In 2005, the Associated Press and other news organizations reported that three people pleaded guilty in U.S. District Court in Jacksonville, Fla. to conspiracy to submit false claims to the USDA to obtain payments from the Pigford settlement. According to the National Journal, the USDA has said that the FBI prosecuted a total of 3 individuals for making false claims following the Pigford I settlement.

A congressional investigation of the Pigford settlement would “make the victim the enemy,” said Grant, president of the Black Farmers and Agriculturalist Association.

“I don’t think it [fraud] was any major problem in Pigford I and I don’t see it being any major problem in Pigford II. The process itself is there to help eliminate and catch people who might be trying to slip in under the radar as they say,” Grant told “I’m all in favor of ensuring that no one gets through this that does not deserve to get through it. But there are ample folks that have legitimate claims.”

Grant said Bachmann and King “should be ashamed” for demanding an investigation.

King said he has many copies of Pigford I claims applications in his possession that he thinks should be examined. He stresses that he believes that the USDA did discriminate against some black farmers and thinks that the USDA officials guilty of that discrimination should be or should have been fired.

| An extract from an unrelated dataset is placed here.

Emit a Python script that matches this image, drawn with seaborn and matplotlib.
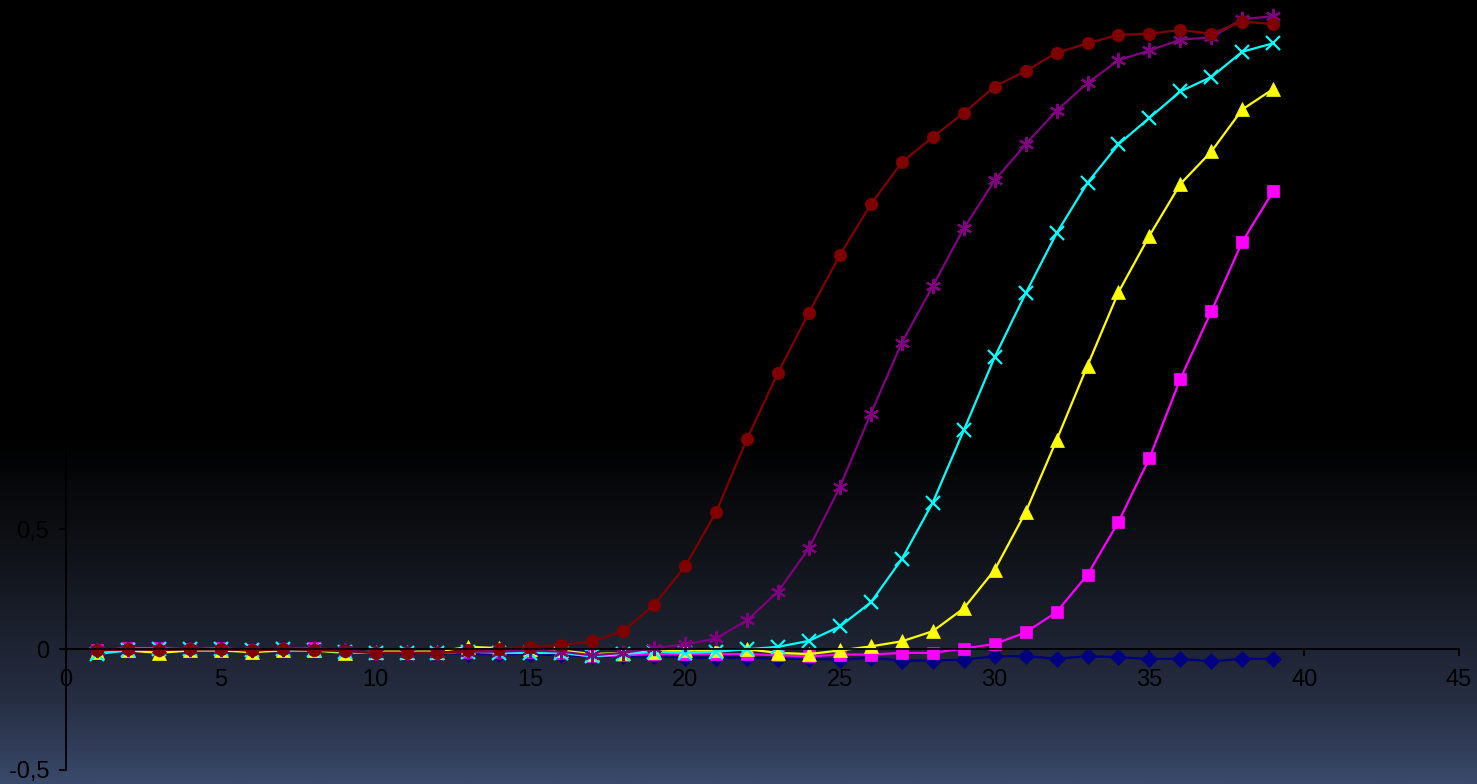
import numpy as np
import pandas as pd
import matplotlib
matplotlib.use("Agg")
import matplotlib.pyplot as plt
from matplotlib.colors import LinearSegmentedColormap
import seaborn as sns

# Amplification curves: fluorescence per cycle for six samples
cycles = list(range(1, 40))

sample_1 = [-0.01, 0.0, 0.0, 0.0, 0.0, -0.005, 0.0, -0.005, -0.01, -0.015,
            -0.015, -0.015, -0.02, -0.02, -0.02, -0.025, -0.03, -0.03, -0.03, -0.035,
            -0.035, -0.035, -0.04, -0.04, -0.043, -0.036, -0.047, -0.047, -0.043, -0.029,
            -0.029, -0.039, -0.029, -0.033, -0.04, -0.04, -0.05, -0.04, -0.04]

sample_2 = [-0.005, 0.005, 0.005, 0.0, 0.005, -0.005, 0.0, 0.005, -0.01, -0.015,
            -0.015, -0.015, -0.01, -0.01, -0.01, -0.015, -0.03, -0.025, -0.02, -0.02,
            -0.02, -0.02, -0.025, -0.03, -0.022, -0.022, -0.015, -0.015, 0.003, 0.022,
            0.07, 0.155, 0.31, 0.53, 0.795, 1.125, 1.405, 1.695, 1.905]

sample_3 = [-0.01, -0.005, -0.015, -0.005, -0.005, -0.012, -0.005, -0.005, -0.015, -0.01,
            -0.01, -0.01, 0.01, 0.005, 0.0, -0.005, -0.02, -0.015, -0.01, -0.005,
            -0.005, 0.0, -0.015, -0.02, -0.005, 0.012, 0.033, 0.075, 0.17, 0.33,
            0.57, 0.87, 1.18, 1.485, 1.72, 1.935, 2.07, 2.245, 2.33]

sample_4 = [-0.02, -0.005, 0.0, 0.0, 0.0, -0.005, 0.0, -0.005, -0.01, -0.015,
            -0.015, -0.015, -0.01, -0.015, -0.015, -0.015, -0.03, -0.02, -0.01, -0.015,
            -0.01, 0.0, 0.01, 0.035, 0.095, 0.195, 0.375, 0.61, 0.91, 1.215,
            1.48, 1.73, 1.94, 2.10, 2.21, 2.32, 2.38, 2.485, 2.52]

sample_5 = [-0.005, 0.0, 0.0, 0.0, 0.0, -0.005, 0.0, 0.005, -0.005, -0.015,
            -0.015, -0.015, -0.01, -0.01, -0.005, -0.01, -0.025, -0.015, 0.005, 0.02,
            0.045, 0.12, 0.24, 0.42, 0.675, 0.98, 1.275, 1.51, 1.75, 1.95,
            2.10, 2.24, 2.355, 2.45, 2.49, 2.535, 2.545, 2.62, 2.633]

sample_6 = [-0.005, 0.0, -0.003, 0.0, 0.0, -0.005, 0.0, -0.003, -0.008, -0.015,
            -0.015, -0.015, -0.005, 0.003, 0.01, 0.017, 0.033, 0.075, 0.185, 0.345,
            0.57, 0.875, 1.15, 1.40, 1.64, 1.85, 2.025, 2.13, 2.23, 2.34,
            2.405, 2.48, 2.52, 2.555, 2.56, 2.575, 2.56, 2.61, 2.60]

series_names = ["1", "2", "3", "4", "5", "6"]
series_values = [sample_1, sample_2, sample_3, sample_4, sample_5, sample_6]

x_ticks = [0, 5, 10, 15, 20, 25, 30, 35, 40, 45]
y_ticks = [-0.5, 0.0, 0.5, 1.0, 1.5, 2.0, 2.5]

colors = ["#000080", "#FF00FF", "#FFFF00", "#00FFFF", "#800080", "#800000"]
markers = ["D", "s", "^", "x", (6, 2, 0), "o"]
marker_sizes = [8, 8, 10, 10, 11, 9]

W, H = 1477, 784
fig = plt.figure(figsize=(W / 100, H / 100), dpi=100)
fig.patch.set_facecolor("black")

# Background: black on top, fading into slate blue towards the bottom
bg = fig.add_axes([0, 0, 1, 1], zorder=-10)
bg.axis("off")
stops = [(0.0, "#000000"), (435 / H, "#000000"),
         (550 / H, "#0f1217"), (648 / H, "#1f2434"), (700 / H, "#262e42"),
         (1.0, "#3a4a6b")]
cmap = LinearSegmentedColormap.from_list("bg", stops, N=1024)
grad = np.linspace(0, 1, H).reshape(-1, 1)
bg.imshow(grad, aspect="auto", cmap=cmap, extent=[0, 1, 1, 0], interpolation="bilinear")
bg.set_xlim(0, 1)
bg.set_ylim(1, 0)

ax = fig.add_axes([66 / W, 14.5 / H, 1393 / W, 769.5 / H])
ax.set_facecolor("none")

long_df = pd.concat(
    [pd.DataFrame({"cycle": cycles, "value": vals, "sample": name})
     for name, vals in zip(series_names, series_values)],
    ignore_index=True,
)

for name, color, mk, ms in zip(series_names, colors, markers, marker_sizes):
    sub = long_df[long_df["sample"] == name]
    filled = mk != "x" and not isinstance(mk, tuple)
    sns.lineplot(
        data=sub, x="cycle", y="value", ax=ax, color=color,
        marker=mk, markersize=ms, linewidth=1.6,
        markeredgecolor=color, markerfacecolor=color if filled else "none",
        markeredgewidth=1.6 if not filled else 0.5,
        estimator=None, sort=False, legend=False,
    )

ax.set_xlim(0, 45)
ax.set_ylim(-0.5, 2.7)
ax.set_xticks(x_ticks)
ax.set_yticks(y_ticks)
ax.set_xticklabels([str(t) for t in x_ticks])
ax.set_yticklabels([f"{t:g}".replace(".", ",") for t in y_ticks])
ax.set_xlabel("")
ax.set_ylabel("")

for side in ("top", "right"):
    ax.spines[side].set_visible(False)
ax.spines["bottom"].set_position(("data", 0))
for side in ("left", "bottom"):
    ax.spines[side].set_color("#000000")
    ax.spines[side].set_linewidth(1.3)

ax.tick_params(axis="x", direction="out", length=5, width=1.3, color="#000000",
               labelsize=17, labelcolor="#000000", pad=9)
ax.tick_params(axis="y", direction="out", length=5, width=1.3, color="#000000",
               labelsize=17, labelcolor="#000000", pad=7)
for lab in ax.get_xticklabels() + ax.get_yticklabels():
    lab.set_fontfamily(["Liberation Sans", "DejaVu Sans"])

fig.savefig("out.png", dpi=100, facecolor=fig.get_facecolor())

“I believe it (discrimination) happened, as I understand there were complaints that were thrown away or just destroyed or never acted on, so there is some substance,” King said. “I believe that to be true and I believe that they should be compensated for the damage they suffered because of that racial discrimination.”

But that does not make it acceptable to payout fraudulent claims to people who were not discriminated against, King said.